REQUIREMENTS
Starting at the line that contains "Clone this diagram in TikZ." and stopping after the line that contains "(0,0) rectangle (1104,1131);", copy the lines exactly. Pictures are left out.

EXCERPTED DATA
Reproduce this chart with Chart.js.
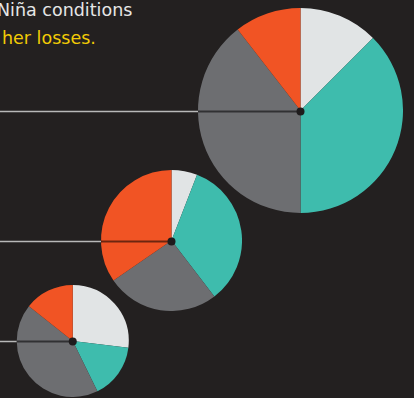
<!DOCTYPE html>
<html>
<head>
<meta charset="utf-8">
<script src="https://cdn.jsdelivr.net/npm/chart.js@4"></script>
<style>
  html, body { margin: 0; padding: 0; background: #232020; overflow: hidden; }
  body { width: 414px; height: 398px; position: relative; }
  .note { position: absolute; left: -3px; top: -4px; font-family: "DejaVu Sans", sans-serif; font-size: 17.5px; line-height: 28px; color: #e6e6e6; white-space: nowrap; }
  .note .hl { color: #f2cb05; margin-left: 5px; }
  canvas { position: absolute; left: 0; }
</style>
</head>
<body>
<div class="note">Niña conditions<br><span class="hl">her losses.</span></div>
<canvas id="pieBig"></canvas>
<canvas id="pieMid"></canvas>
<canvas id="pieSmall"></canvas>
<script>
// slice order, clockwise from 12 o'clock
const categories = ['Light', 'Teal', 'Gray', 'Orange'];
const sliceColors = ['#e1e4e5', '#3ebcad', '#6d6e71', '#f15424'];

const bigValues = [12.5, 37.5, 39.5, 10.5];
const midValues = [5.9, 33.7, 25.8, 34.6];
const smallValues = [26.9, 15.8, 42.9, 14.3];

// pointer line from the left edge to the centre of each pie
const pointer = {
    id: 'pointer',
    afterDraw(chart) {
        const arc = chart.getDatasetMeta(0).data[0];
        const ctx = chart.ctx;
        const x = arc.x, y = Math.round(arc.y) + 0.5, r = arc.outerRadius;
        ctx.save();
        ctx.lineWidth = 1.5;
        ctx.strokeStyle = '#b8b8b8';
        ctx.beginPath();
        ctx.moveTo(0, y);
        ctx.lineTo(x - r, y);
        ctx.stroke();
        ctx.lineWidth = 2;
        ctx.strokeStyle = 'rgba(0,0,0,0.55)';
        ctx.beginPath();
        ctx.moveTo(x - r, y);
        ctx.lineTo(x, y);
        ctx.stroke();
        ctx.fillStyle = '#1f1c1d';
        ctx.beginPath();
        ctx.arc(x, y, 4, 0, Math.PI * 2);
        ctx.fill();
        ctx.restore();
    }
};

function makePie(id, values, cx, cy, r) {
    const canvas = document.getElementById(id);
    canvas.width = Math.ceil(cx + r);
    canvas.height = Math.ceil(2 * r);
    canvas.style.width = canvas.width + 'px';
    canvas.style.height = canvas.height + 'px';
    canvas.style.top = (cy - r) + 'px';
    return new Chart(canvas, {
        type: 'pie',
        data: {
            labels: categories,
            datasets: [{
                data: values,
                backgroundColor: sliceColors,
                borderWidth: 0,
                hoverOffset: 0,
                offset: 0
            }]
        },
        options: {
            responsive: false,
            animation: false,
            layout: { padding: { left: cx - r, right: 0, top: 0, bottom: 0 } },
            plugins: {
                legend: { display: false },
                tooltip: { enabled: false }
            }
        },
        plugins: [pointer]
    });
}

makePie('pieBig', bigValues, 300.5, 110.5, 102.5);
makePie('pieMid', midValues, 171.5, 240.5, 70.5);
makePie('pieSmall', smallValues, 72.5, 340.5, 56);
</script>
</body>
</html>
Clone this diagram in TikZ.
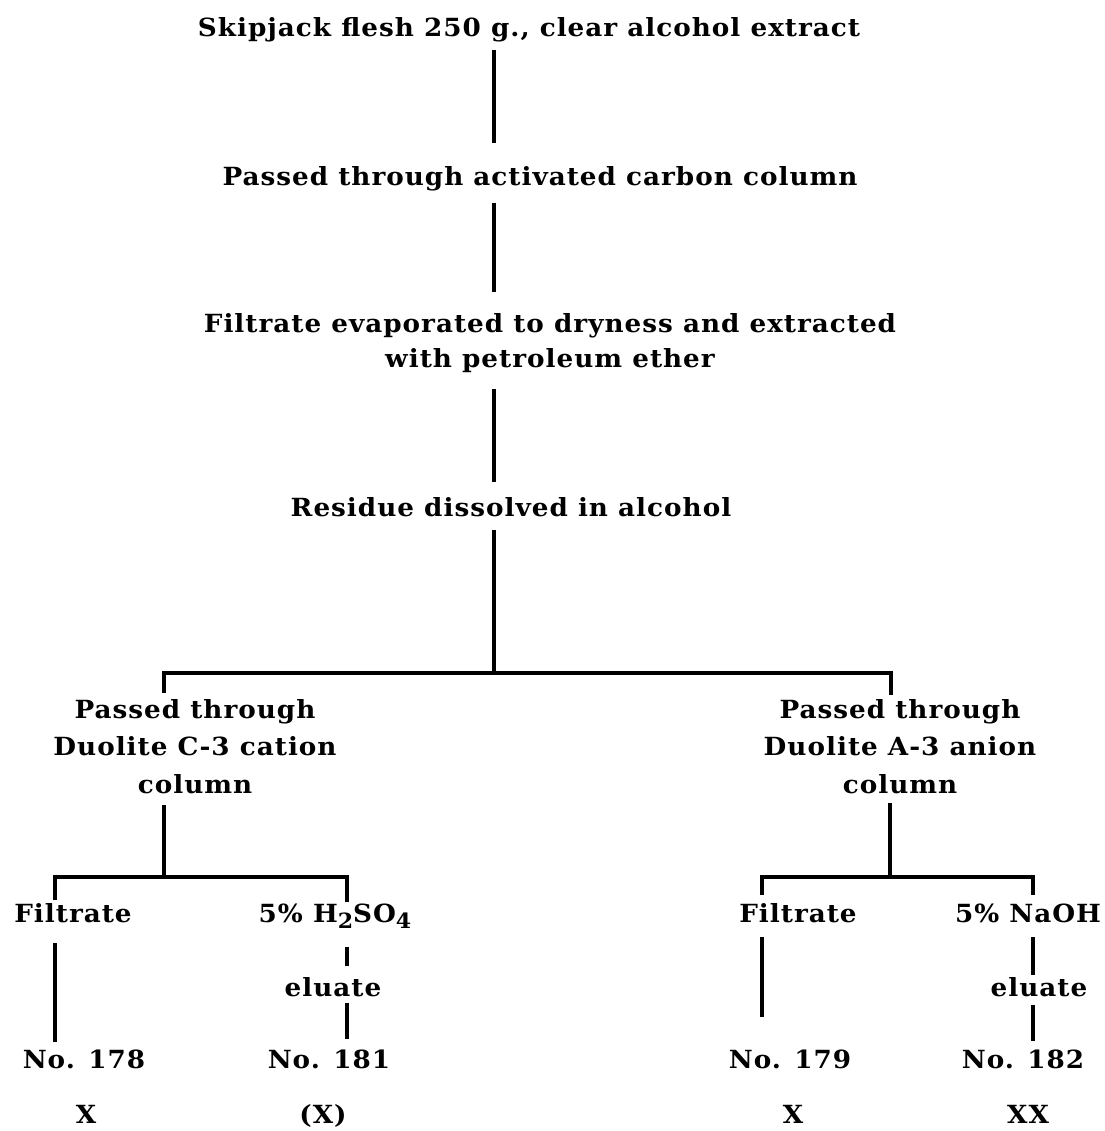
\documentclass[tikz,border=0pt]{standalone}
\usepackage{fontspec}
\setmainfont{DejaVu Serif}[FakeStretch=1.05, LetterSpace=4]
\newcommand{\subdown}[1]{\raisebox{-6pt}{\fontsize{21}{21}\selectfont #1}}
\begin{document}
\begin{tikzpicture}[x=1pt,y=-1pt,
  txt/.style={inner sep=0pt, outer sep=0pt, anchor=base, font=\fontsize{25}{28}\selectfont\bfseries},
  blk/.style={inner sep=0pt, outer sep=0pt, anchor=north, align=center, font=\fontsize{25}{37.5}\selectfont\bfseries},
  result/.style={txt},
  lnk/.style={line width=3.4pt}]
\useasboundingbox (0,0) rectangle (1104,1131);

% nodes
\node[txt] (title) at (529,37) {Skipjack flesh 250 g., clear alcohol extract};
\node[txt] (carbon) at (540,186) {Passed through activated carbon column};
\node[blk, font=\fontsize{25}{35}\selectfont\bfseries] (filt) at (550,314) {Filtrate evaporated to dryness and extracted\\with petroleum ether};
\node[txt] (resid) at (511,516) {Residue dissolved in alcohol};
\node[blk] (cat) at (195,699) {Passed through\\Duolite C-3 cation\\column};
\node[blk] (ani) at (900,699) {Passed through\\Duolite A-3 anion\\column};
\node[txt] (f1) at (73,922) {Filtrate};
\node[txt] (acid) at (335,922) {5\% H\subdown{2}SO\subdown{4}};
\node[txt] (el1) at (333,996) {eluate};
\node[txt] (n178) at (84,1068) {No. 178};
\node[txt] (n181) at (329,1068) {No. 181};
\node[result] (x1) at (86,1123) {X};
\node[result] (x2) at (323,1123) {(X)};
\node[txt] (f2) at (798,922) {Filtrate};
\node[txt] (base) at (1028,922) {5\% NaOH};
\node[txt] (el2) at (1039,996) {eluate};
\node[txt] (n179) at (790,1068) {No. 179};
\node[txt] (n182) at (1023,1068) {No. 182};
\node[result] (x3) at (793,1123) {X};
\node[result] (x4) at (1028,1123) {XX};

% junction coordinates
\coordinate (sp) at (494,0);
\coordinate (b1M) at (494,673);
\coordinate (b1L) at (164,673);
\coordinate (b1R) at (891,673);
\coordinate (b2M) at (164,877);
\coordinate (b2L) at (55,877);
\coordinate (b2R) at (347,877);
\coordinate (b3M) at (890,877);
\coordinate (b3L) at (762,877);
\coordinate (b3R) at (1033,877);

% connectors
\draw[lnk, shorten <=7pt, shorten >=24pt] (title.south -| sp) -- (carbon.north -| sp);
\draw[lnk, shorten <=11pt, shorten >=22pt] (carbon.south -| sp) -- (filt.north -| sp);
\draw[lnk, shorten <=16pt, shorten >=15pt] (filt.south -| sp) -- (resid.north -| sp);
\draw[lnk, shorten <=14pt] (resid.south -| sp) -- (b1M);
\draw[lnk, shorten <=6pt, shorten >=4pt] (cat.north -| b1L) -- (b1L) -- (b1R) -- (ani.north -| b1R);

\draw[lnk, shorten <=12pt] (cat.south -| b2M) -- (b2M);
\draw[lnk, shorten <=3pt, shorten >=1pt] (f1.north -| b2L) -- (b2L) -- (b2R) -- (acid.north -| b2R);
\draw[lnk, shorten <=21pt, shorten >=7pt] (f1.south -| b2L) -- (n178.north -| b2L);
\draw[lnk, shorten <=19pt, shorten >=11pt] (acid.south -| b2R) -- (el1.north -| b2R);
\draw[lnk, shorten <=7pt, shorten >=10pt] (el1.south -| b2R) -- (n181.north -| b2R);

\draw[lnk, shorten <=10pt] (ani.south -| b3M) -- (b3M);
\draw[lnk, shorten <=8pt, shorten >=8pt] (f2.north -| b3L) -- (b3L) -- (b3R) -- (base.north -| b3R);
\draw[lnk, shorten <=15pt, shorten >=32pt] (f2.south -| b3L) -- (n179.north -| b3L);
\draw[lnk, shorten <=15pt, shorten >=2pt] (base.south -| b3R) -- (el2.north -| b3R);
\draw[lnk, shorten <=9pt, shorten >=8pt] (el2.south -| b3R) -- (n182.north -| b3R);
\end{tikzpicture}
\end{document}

ANSWER FOR THE TASK
Clone this diagram in TikZ.
\documentclass[tikz,border=0pt]{standalone}
\usepackage{fontspec}
\setmainfont{DejaVu Serif}[FakeStretch=1.05, LetterSpace=4]
\newcommand{\subdown}[1]{\raisebox{-6pt}{\fontsize{21}{21}\selectfont #1}}
\begin{document}
\begin{tikzpicture}[x=1pt,y=-1pt,
  txt/.style={inner sep=0pt, outer sep=0pt, anchor=base, font=\fontsize{25}{28}\selectfont\bfseries},
  blk/.style={inner sep=0pt, outer sep=0pt, anchor=north, align=center, font=\fontsize{25}{37.5}\selectfont\bfseries},
  result/.style={txt},
  lnk/.style={line width=3.4pt}]
\useasboundingbox (0,0) rectangle (1104,1131);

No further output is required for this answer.